Third, we should celebrate multiple models of excellence, of which Oxbridge is only one. There’s a narrowness to the educational and social experience of these two universities. Different places, curricula and pedagogies can and do offer equally (or more) stimulating experiences, which might be better suited to different students. A diversity of excellence is a necessary prerequisite to supporting a diverse student body. That’s not supposed to be an argument for leaving Oxford and Cambridge to the social elites, but there’s a case to be made for recognising and celebrating excellence where it’s found, and accepting that excellence is diverse.

Fourth, and this is an additional ‘problem of excellence’, we should see universities in the context of their regions. Where we judge universities on their outcomes, we neglect to seriously benchmark for the relative (dis)advantage of the localities into which their students are returned. Given that many students stay close to home for university, and remain in their regions, we should recognise that the benefits and consequences of widening participation will be uneven. And are we doing enough to celebrate the work of those institutions that have successfully widened participation, far away from the media’s Russell Group obsession?

Fifth, if there’s a finite number of standard-age university applicants in any given year, expanding the Russell Group (or any subset of that group) to absorb more simply draws away students from other institutions. This will yet further weaken those universities which are working hard on widening participation but also suffering from declining numbers of applicants.

Sixth, while the discussion here is focused – as higher education commentary (and policy) too often is – on the full-time, standard age, undergraduate mode, why aren’t we focusing attention on widening participation across the full breadth of forms of delivery? Perhaps a stronger argument for a new Oxford college could have been for that college to be virtual; specialising in degree apprenticeships, or online-only distance learning. Too little attention is paid to part-time learners, and mature students; let’s think about them too.

Seventh, either the government should go about picking winners or not. The current system, with an ever increasing focus on a regulated marketisation, is one which Hillman has championed; particularly the lifting of the student numbers cap. If the policy aim is widening participation and fair access, then there should be interventions which stimulate this. Why not give more serious incentives, or meaningful sanctions, for widening access?

Eighth, the numbers involved with a singular focus on Oxford and Cambridge are simply too small, and the inequities in entry rates simply too large. Both universities accept only 2,200 full-time young undergraduates, a tiny proportion of whom (barely 5%) are from the least advantaged areas, and over half are whom are from the most advantaged areas.
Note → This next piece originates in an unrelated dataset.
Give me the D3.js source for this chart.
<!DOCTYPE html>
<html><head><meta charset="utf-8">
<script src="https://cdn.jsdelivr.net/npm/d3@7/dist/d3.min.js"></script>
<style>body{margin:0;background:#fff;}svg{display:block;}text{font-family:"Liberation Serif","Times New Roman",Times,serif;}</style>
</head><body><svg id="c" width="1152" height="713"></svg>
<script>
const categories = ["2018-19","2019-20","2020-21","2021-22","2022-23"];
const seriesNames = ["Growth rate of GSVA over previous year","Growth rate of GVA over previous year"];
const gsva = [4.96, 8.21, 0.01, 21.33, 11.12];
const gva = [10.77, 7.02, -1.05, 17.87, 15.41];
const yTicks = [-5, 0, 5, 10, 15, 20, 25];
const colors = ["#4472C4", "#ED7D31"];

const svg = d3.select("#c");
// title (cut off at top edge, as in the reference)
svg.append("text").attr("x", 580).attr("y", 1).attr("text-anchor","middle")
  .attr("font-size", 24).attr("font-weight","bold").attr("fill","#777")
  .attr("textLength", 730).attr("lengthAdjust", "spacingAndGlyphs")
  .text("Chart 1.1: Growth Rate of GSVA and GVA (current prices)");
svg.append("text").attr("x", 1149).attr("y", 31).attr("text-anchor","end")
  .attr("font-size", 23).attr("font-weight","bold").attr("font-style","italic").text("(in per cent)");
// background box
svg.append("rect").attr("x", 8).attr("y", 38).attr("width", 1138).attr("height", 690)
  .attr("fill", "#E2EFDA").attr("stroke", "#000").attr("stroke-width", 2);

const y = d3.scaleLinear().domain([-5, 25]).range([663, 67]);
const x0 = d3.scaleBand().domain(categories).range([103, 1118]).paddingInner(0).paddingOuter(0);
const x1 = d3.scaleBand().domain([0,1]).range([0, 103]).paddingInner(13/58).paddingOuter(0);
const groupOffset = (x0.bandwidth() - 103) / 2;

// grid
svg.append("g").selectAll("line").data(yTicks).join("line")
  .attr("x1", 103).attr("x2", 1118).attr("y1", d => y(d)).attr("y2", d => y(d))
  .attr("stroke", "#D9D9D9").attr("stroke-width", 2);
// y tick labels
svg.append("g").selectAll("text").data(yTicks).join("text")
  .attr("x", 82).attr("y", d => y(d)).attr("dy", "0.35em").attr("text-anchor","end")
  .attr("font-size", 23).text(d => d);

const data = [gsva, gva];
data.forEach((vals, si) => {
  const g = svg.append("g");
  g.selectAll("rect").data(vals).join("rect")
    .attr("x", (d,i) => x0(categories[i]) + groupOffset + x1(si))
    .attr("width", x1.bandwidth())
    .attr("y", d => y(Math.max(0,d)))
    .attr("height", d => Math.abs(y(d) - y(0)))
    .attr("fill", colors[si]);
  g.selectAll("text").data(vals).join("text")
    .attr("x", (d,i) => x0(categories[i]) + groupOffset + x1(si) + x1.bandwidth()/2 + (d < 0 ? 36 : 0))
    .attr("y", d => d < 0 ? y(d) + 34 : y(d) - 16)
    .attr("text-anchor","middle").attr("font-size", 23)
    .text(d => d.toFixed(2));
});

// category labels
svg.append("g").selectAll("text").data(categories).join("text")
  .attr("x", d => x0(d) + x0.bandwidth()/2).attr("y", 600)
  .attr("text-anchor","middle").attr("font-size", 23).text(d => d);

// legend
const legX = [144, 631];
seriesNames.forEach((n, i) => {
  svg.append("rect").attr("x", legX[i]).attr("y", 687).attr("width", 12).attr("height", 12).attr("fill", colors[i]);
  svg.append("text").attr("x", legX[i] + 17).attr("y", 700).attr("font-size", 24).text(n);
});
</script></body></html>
The amount of expansion required to come even close to equalising these universities’ entrants profiles is beyond what is practicably possible. If Oxbridge were to focus only on (to use Hillman’s words) “making the hole as big as possible”, and the limit is Hillman’s suggestion of an extra 500 undergraduate places per year exclusively for POLAR Q1 and Q2 entrants, they’d still be miles off having an equitable entry rate with POLAR Q5.

In fact, you’d need more than 3,000 extra undergraduate places at Oxford and Cambridge every year to equalise all POLAR quintiles with the current entry rate for POLAR Q5: a 150% increase. Fairer and wider access at Oxbridge won’t happen and simply can’t be possible without eating into the most advantaged quintile’s hold on over half of the current places.

Ruffle Group

Cambridge and Oxford are excellent universities, topping national and international league tables. But they have a disproportionate weight on the higher education debate. This is perhaps inevitable, with such a long head start to help them, and with the weight of prestige markers on their side.
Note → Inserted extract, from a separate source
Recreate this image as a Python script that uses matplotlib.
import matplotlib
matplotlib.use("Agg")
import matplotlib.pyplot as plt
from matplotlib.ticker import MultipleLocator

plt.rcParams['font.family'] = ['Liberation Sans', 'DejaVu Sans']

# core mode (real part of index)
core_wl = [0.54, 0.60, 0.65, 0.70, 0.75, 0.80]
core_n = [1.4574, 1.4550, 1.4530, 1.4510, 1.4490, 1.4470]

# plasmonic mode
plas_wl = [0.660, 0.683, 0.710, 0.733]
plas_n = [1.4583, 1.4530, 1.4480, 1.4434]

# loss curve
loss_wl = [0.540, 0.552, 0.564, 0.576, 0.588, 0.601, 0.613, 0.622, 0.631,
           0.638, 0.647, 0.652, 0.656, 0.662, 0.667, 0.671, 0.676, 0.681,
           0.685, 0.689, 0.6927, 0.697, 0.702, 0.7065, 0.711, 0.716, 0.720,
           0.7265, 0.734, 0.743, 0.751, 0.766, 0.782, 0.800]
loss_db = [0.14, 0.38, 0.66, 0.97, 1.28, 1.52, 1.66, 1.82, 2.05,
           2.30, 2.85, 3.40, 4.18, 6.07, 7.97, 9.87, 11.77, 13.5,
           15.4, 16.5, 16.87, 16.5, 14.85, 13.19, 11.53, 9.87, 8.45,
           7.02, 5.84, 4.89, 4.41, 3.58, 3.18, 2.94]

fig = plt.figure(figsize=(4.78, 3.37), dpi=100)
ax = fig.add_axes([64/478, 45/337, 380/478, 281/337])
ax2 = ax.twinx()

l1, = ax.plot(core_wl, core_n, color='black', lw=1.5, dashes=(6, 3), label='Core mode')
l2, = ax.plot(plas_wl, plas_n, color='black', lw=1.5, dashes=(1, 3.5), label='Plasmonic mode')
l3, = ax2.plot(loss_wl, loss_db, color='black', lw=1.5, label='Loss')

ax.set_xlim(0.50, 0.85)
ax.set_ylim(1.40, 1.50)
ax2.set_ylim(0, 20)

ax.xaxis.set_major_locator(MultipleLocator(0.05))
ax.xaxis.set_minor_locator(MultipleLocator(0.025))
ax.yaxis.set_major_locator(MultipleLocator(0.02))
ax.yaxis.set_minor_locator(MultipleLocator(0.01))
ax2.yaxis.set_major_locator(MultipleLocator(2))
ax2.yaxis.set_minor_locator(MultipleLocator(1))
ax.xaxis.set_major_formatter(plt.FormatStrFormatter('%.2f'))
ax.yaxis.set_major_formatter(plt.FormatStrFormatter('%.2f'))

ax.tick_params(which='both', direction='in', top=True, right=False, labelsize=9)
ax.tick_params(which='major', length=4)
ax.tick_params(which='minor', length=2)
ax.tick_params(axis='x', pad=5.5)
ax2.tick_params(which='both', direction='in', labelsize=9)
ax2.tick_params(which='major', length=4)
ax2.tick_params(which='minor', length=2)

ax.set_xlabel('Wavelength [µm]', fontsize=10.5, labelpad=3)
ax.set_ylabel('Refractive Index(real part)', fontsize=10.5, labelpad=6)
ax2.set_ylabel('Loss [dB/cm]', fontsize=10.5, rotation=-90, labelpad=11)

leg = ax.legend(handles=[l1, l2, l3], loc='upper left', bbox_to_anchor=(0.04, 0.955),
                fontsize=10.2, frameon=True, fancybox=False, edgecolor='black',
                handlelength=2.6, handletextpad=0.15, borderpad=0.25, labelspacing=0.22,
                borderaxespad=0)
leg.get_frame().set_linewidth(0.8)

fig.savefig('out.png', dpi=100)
However, they are relatively small, and more set-in-their-ways than many other institutions. By constantly lavishing attention on Oxbridge or seeing their product as a silver bullet to cure all of society’s problems, we avoid identifying more important or creative solutions to inequality and injustice. We need to think much more broadly than this duopoly if we’re going to talk about really addressing fair access and widening participation in UK higher education.

3 responses to “If Oxbridge is the only solution, we’re asking the wrong questions

  1. completely agree with your points abut Oxbridge. There are other equally good alternatives for those not embedded in academia as a result at the end. All those students are ignored and minimised by the focus on Oxbridge and Russell group institutions.
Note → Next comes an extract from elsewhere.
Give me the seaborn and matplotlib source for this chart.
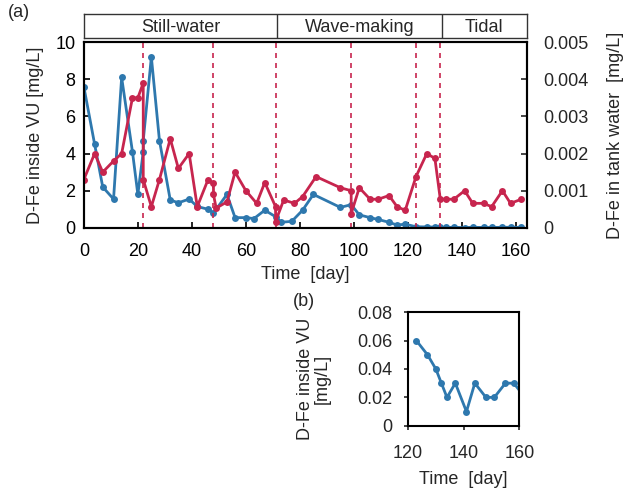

  2. This hints at some good reasons for much more diversity in the sector – something VCs are reluctant to act on. One of the frustrations of working in HE is having to genuflect before the administration’s ambitions to be more like the Russell Group. The idea of doing something really distinctive, like being the university that equips all graduates with another world language, or with an overseas placement, seems too much like a risk. But listen to the students of Harper Adams who value their ‘niche’ experience. https://www.timeshighereducation.com/student/news/student-experience-survey-2017-down-on-the-farm-at-harper-adams Perhaps if ‘excellence’ was genuinely seen to materialize though diversity of provision, the more fortunate students might be willing to distribute themselves more widelyaround the sector.

  3. Thanks for responding to my piece in such detail. But you exaggerate the differences between us.

    I have never suggested, in the words of your title, that “Oxbridge is the only solution”. Similarly, nor have I argued for “the endowment of more Oxbridge colleges to SOLVE UK HE’s access problems.” (My caps.)

    I have argued that more Oxbridge colleges would ease Oxbridge’s access issues. I stand by that for the reasons given in another article posted on Wonkhe today, which states “we might argue that Cambridge – with the current size and shape of its undergraduate population – is ‘missing’ roughly 333 eighteen-year-old students each entry cycle from POLAR Q1.” They could help fill a new college. But I do not believe such expansion at our two oldest universities would go very far at all in solving the challenges facing the whole UK higher education sector.

    In an article published by the Higher Education Review three years ago, I argued that “Widening opportunity across the board is more important for social mobility than constant tinkering with the zero-sum game of precisely which undergraduates should attend Oxbridge.” (Higher Education Review, Vol 46, No 2, 2014, p.16.)

    I stand by that too. So perhaps there is not much more than a cigarette paper between us.